### Your instructions
Copy out all the lines where "that" shows up.

### Data extract ###

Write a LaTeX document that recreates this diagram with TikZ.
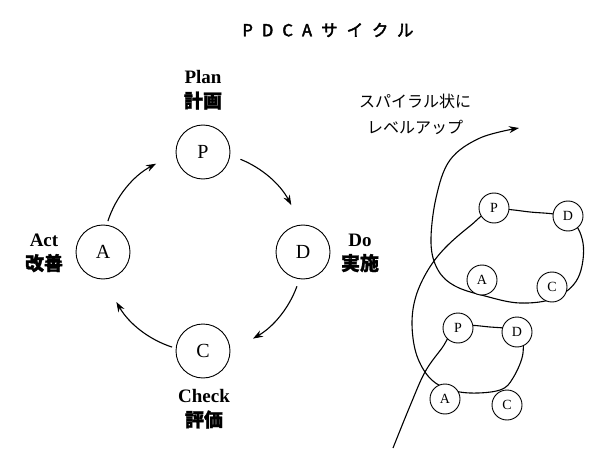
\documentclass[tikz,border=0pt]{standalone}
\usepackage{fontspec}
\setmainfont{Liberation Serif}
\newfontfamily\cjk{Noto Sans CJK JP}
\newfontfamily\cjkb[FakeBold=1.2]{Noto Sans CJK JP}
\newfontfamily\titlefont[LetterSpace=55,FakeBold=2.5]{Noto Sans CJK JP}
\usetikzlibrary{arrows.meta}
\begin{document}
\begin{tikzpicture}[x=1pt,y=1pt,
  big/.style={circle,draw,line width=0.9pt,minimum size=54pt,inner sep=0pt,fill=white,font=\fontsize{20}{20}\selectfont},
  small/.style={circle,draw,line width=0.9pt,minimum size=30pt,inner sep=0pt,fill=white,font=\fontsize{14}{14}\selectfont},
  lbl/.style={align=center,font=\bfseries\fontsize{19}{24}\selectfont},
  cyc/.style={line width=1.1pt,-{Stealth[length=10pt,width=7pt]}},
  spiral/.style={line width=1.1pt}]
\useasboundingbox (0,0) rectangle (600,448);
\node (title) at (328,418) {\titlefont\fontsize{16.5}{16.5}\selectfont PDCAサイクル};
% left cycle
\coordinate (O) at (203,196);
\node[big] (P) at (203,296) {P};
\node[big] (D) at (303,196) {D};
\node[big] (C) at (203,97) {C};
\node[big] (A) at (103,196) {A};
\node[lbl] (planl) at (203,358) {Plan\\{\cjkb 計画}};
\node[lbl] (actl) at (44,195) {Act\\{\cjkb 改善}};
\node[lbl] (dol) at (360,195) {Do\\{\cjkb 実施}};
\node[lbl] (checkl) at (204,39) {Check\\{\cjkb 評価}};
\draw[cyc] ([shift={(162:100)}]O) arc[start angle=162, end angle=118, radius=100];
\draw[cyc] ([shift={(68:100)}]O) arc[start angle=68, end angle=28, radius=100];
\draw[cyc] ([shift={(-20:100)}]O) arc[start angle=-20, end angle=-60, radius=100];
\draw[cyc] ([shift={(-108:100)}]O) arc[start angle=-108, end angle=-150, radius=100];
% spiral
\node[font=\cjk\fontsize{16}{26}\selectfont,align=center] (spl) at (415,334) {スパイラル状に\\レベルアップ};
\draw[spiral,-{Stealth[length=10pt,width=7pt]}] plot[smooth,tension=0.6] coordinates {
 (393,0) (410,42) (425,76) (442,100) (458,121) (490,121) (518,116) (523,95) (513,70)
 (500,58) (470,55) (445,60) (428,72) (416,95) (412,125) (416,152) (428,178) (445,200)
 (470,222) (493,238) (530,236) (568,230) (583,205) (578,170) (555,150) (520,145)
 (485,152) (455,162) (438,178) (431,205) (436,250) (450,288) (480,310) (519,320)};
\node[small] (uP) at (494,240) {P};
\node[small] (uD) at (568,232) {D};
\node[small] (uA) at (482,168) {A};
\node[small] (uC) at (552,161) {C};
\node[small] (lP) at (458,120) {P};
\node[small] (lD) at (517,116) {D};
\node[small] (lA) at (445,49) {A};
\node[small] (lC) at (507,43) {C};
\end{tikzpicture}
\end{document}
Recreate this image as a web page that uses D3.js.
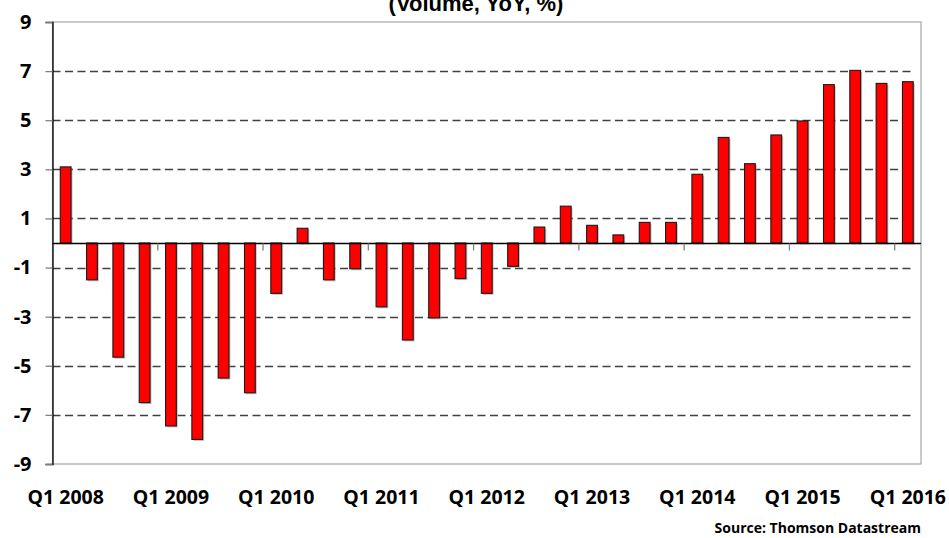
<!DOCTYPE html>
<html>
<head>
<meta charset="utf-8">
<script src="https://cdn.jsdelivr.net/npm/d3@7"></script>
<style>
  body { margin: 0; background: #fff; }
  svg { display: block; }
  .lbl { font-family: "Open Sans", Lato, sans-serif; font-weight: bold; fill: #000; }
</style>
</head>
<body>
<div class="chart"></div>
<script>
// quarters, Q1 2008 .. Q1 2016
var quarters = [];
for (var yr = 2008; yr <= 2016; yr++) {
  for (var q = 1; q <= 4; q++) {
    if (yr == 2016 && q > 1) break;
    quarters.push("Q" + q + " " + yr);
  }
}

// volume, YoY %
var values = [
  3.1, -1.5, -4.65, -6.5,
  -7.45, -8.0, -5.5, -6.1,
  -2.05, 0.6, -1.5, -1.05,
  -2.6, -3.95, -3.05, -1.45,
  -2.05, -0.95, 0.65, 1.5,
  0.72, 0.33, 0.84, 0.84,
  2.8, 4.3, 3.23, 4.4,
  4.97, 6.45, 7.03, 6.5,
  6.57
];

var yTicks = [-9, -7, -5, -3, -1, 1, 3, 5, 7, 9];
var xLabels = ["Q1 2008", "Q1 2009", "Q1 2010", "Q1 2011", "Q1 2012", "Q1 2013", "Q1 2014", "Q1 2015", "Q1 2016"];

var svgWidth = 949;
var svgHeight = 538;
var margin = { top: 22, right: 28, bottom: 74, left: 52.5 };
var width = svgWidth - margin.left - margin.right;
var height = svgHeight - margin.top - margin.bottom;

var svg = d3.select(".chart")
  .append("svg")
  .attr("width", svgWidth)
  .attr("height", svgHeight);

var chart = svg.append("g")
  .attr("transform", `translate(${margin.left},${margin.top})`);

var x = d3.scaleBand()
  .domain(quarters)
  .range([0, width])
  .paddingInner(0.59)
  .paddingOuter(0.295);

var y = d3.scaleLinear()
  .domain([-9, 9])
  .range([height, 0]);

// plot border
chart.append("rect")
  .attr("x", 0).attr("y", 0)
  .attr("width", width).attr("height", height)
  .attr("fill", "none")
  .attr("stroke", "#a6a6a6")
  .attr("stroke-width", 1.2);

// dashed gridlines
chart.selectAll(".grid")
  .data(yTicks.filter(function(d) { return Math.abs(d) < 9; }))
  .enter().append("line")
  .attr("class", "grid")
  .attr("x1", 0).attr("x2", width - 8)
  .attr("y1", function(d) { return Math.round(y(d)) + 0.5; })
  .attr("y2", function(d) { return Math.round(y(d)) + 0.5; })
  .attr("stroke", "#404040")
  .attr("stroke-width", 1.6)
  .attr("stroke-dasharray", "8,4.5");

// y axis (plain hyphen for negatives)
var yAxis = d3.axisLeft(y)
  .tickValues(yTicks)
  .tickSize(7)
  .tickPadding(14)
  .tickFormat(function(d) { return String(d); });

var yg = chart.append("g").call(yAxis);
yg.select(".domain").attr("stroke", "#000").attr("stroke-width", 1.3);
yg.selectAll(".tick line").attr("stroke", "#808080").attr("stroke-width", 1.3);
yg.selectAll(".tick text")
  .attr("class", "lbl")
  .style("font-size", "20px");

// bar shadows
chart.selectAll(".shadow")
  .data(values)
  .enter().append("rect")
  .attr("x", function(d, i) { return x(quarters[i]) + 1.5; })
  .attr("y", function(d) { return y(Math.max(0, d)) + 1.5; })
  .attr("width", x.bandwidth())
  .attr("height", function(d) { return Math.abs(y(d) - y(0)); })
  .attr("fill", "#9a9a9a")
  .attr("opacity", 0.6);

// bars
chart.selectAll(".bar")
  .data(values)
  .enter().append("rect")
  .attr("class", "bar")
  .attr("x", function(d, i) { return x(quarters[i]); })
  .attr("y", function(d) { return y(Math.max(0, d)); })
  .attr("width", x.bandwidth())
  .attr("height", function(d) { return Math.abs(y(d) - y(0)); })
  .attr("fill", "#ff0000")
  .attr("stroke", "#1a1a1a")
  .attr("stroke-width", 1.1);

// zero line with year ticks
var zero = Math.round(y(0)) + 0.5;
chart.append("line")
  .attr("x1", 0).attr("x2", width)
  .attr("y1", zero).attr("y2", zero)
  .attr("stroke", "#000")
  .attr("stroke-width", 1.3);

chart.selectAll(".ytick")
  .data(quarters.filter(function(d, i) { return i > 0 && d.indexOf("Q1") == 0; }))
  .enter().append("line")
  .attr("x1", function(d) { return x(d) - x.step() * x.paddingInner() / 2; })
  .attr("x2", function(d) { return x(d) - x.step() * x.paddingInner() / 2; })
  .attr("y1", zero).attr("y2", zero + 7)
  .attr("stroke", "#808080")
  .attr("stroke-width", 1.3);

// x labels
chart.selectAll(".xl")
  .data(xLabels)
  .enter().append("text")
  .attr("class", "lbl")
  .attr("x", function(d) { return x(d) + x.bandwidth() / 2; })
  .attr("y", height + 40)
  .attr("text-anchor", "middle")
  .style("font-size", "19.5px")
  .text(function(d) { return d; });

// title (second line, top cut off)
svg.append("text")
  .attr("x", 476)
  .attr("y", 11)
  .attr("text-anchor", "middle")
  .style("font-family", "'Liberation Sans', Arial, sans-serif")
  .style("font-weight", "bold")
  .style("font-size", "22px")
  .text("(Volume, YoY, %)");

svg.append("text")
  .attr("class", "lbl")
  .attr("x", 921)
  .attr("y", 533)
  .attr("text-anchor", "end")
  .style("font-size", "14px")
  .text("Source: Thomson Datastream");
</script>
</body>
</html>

###

### Task response
Write a LaTeX document that recreates this diagram with TikZ.
Recreate this image as a web page that uses D3.js.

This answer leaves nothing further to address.